Summary (Masterplots, Fourth Edition)
Alexander Schaunard, a poor musician and painter, is unable to pay the rent for his cold and windy top-floor room in the Latin Quarter of Paris. Eluding the porter who is on watch to keep Schaunard from moving his few pieces of furniture, the musician tries in vain to borrow money from his impecunious friends. Shortly after he leaves the tenement, Marcel, a painter, comes to take over the room Schaunard vacated. The painter has no furniture except his canvas flats, and he is pleased to find that his quarters contain Schaunard’s table, chairs, bed, and piano.
Although Schaunard approaches all of his friends in alphabetical order, he is unable to borrow more than three of the seventy-five francs he needs to satisfy his landlord. At dinnertime, his stomach leads him to Mother Cadet’s, famous for her rabbit stew. He arrives too late, however; his table companion, Colline, ordered the last stew of the evening. Colline, barricaded behind a pile of books, kindly offers to share the stew with Schaunard. Not to be outdone, Schaunard orders extra wine. Colline orders yet another bottle, Schaunard calls for a salad, and in conclusion Colline orders dessert. By the time they leave Mother Cadet’s, they are well pleased with the world. Stopping by a café for coffee and liqueurs, they fall into conversation with Rodolphe, who, to judge by his clothes, can only be a poet.
Rodolphe soon becomes as expansive as they. Forgetting that he no longer has a room, Schaunard offers to take Colline and Rodolphe home with him, for the hour is late and they live at the far ends of Paris. As they reel into the house, the porter, too, forgets that Schaunard was dispossessed. The musician is a bit taken aback when he finds another key in his door, but the three make so much noise that Marcel opens the door to them and gladly accepts the supper they brought with them. Schaunard and Marcel decide to stay together, since the musician owns the furniture and the painter has paid the rent. The other two are surprised to find themselves in a strange room the next morning. After another day and night of convivial treating, when all but Schaunard still have a few francs in their pockets, the four decide to meet daily.
One day, Marcel receives an invitation to dine with a patron of the arts.

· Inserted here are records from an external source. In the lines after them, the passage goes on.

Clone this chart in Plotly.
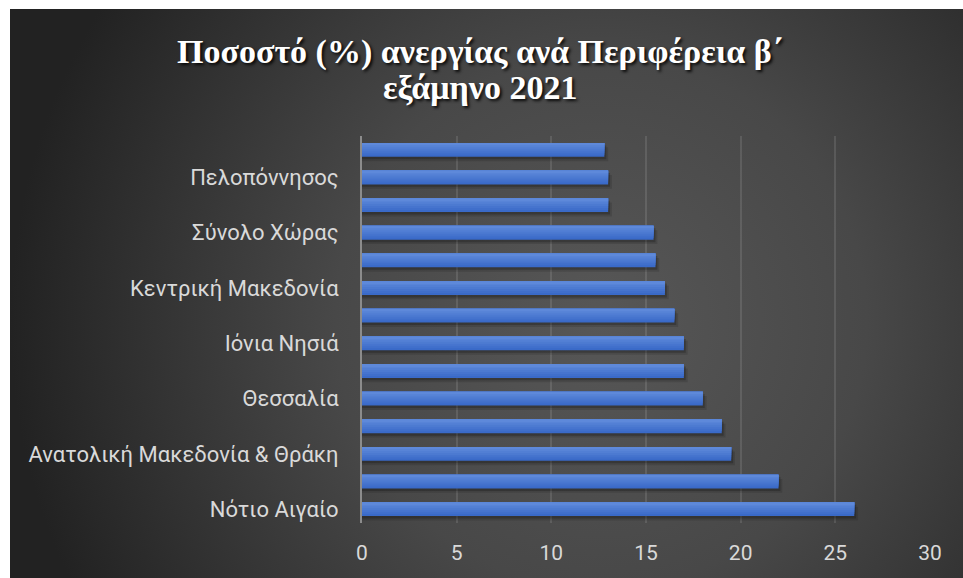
import base64
import plotly.graph_objects as go

# Unemployment rate (%) by region, H2 2021 (bottom to top of the chart)
regions = [
    "Νότιο Αιγαίο",
    "Δυτική Μακεδονία",
    "Ανατολική Μακεδονία & Θράκη",
    "Δυτική Ελλάδα",
    "Θεσσαλία",
    "Ήπειρος",
    "Ιόνια Νησιά",
    "Στερεά Ελλάδα",
    "Κεντρική Μακεδονία",
    "Αττική",
    "Σύνολο Χώρας",
    "Βόρειο Αιγαίο",
    "Πελοπόννησος",
    "Κρήτη",
]
rates = [26.0, 22.0, 19.5, 19.0, 18.0, 17.0, 17.0, 16.5, 16.0, 15.5, 15.4, 13.0, 13.0, 12.8]

# only every second category label fits on the axis
shown_labels = regions[::2]
x_ticks = [0, 5, 10, 15, 20, 25, 30]

title_lines = ["Ποσοστό (%) ανεργίας ανά Περιφέρεια β΄", "εξάμηνο 2021"]

W, H = 963, 578
L, R, T, B = 362, 33, 136, 55
plot_w = W - L - R
plot_h = H - T - B

# radial grey backdrop of the chart frame
frame_x0, frame_y0 = 10, 9
fw, fh = W - frame_x0, H - frame_y0
svg = f"""<svg xmlns='http://www.w3.org/2000/svg' width='{fw}' height='{fh}' viewBox='0 0 {fw} {fh}' preserveAspectRatio='none'>
<defs><radialGradient id='g' gradientUnits='userSpaceOnUse' cx='{fw*0.62}' cy='{fh*0.55}' r='{fw*0.62}'>
<stop offset='0' stop-color='#575757'/>
<stop offset='0.45' stop-color='#484848'/>
<stop offset='1' stop-color='#222222'/>
</radialGradient></defs>
<rect x='0' y='0' width='{fw}' height='{fh}' fill='url(#g)'/>
</svg>"""
bg_uri = "data:image/svg+xml;base64," + base64.b64encode(svg.encode("utf-8")).decode("ascii")

fig = go.Figure()

bar_w = 0.5

# soft drop shadow under each bar (two layers for a blurred edge)
for shift, ext, alpha in [(0.16, 0.2, 0.12), (0.09, 0.1, 0.2)]:
    fig.add_trace(go.Bar(
        y=regions, x=[v + ext for v in rates], orientation="h",
        width=bar_w, offset=-bar_w / 2 - shift,
        marker=dict(color="rgba(0,0,0,%.2f)" % alpha, line=dict(width=0)),
        hoverinfo="skip", showlegend=False,
    ))

# bars with a vertical blue gradient (darker at the bottom)
bottom_rgb = (58, 106, 200)
top_rgb = (94, 137, 218)
steps = 7
for i in range(steps):
    t = i / (steps - 1)
    rgb = tuple(round(b + (tp - b) * t) for b, tp in zip(bottom_rgb, top_rgb))
    h = bar_w * (1 - i / steps)
    fig.add_trace(go.Bar(
        y=regions, x=rates, orientation="h",
        width=h, offset=bar_w / 2 - h,
        marker=dict(color="rgb(%d,%d,%d)" % rgb, line=dict(width=0)),
        hovertemplate="%{y}: %{x}%<extra></extra>" if i == 0 else None,
        hoverinfo=None if i == 0 else "skip",
        showlegend=False,
    ))

fig.update_layout(
    width=W, height=H,
    margin=dict(l=L, r=R, t=T, b=B, autoexpand=False),
    paper_bgcolor="white",
    plot_bgcolor="rgba(0,0,0,0)",
    barmode="overlay",
    showlegend=False,
    font=dict(family="Roboto", color="#d9d9d9"),
    images=[dict(
        source=bg_uri, xref="paper", yref="paper",
        x=(frame_x0 - L) / plot_w, y=1 + (T - frame_y0) / plot_h,
        sizex=fw / plot_w, sizey=fh / plot_h,
        xanchor="left", yanchor="top", sizing="stretch", layer="below",
    )],
    xaxis=dict(
        range=[0, 30], tickvals=x_ticks,
        showgrid=True, gridcolor="rgba(255,255,255,0.11)", gridwidth=2,
        zeroline=False, showline=False, ticks="",
        tickfont=dict(size=21, color="#d9d9d9"),
        ticklabelstandoff=15,
        fixedrange=True,
    ),
    yaxis=dict(
        type="category",
        tickvals=shown_labels, ticktext=shown_labels,
        showgrid=False, zeroline=False,
        showline=True, linecolor="#8c8c8c", linewidth=2,
        ticks="", tickfont=dict(size=22, color="#d9d9d9"),
        ticklabelstandoff=17,
        fixedrange=True,
    ),
)

# two-line chart title in bold serif with a drop shadow
for text, yb in zip(title_lines, [73, 108]):
    fig.add_annotation(
        text="<b>%s</b>" % text,
        xref="paper", yref="paper",
        x=(480 - L) / plot_w, y=1 + (T - yb) / plot_h,
        xanchor="center", yanchor="bottom", showarrow=False,
        font=dict(family="Liberation Serif", size=34, color="#ffffff",
                  shadow="2px 2px 3px rgba(0,0,0,0.85)"),
    )

fig.write_html("out.html")
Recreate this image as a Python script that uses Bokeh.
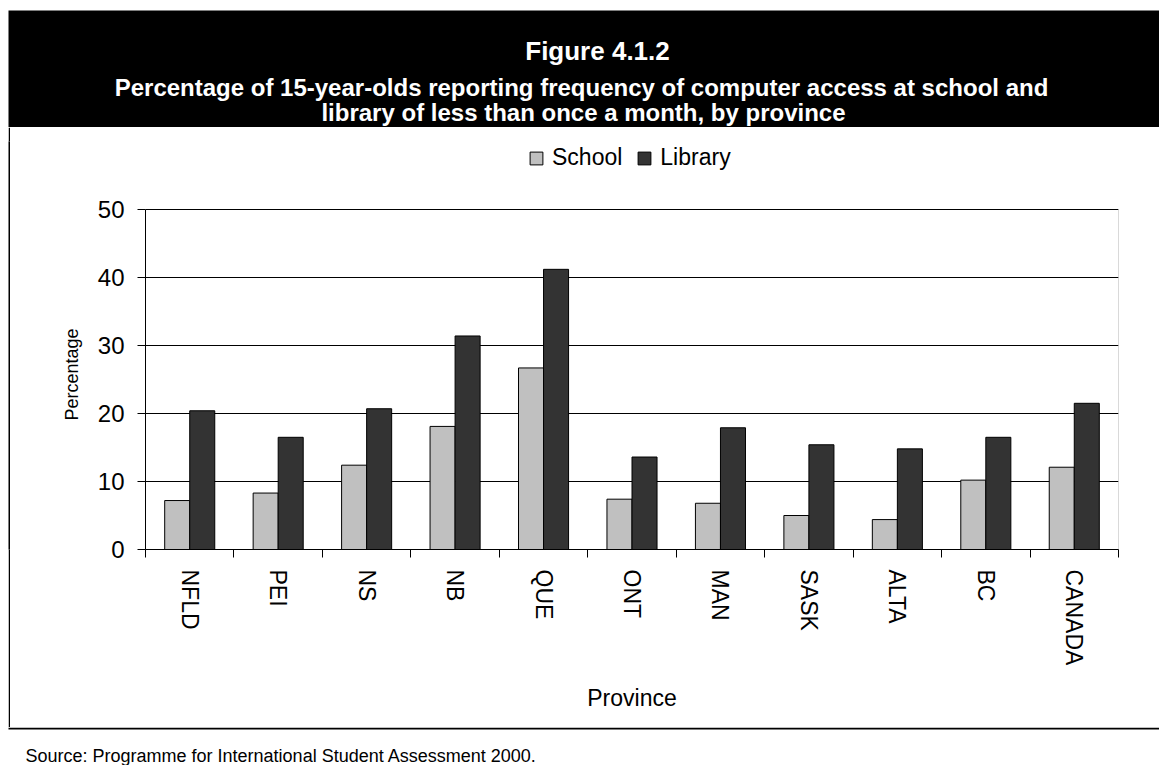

He is famished and yearns to go, but he realizes that he has no dress coat. Just then a stranger appears at the door asking for Schaunard, whom he wants to hire to paint his portrait. Marcel points to the caller’s coat, and Schaunard, preparing to begin the painting, asks the man to doff his coat and put on a borrowed dressing gown because the picture, intended for the man’s family, ought to be as informal as possible. Marcel appropriates the coat and goes to the dinner. Schaunard persuades his sitter to send out for a fine dinner and keeps the man entertained until Marcel returns.
One evening in Lent, Rodolphe is disturbed to find that everywhere he looks people and birds are pairing off. Schaunard tells him that he is in love with love and offers to find him a girl. Schaunard does produce a fresh, pleasing girl, but she refuses to stay with Rodolphe more than a few days. She does not understand his poetizing.
Lacking money for his rent, Rodolphe turns to his stove-maker uncle, who wants him to write a manual on stove-making. Having learned that an advance to Rodolphe means that he will disappear until the money has been spent, the uncle keeps the young man locked up. The manual proves to be slow and boring work. Rodolphe strikes up an acquaintance with an actress on the floor below, and she promises to get his play produced. When a letter arrives with word that Rodolphe has won three hundred francs, the uncle refuses to let him go. Rodolphe makes a knotted rope out of his quilt and slides down to the actress’s apartment. She provides a disguise for him, enabling him to leave the house. Later, she does have his play produced, but it brings the young writer neither fame nor fortune. Before long, his address, as he says, is Avenue St. Cloud, third tree as you go out of the Bois de Boulogne, fifth branch.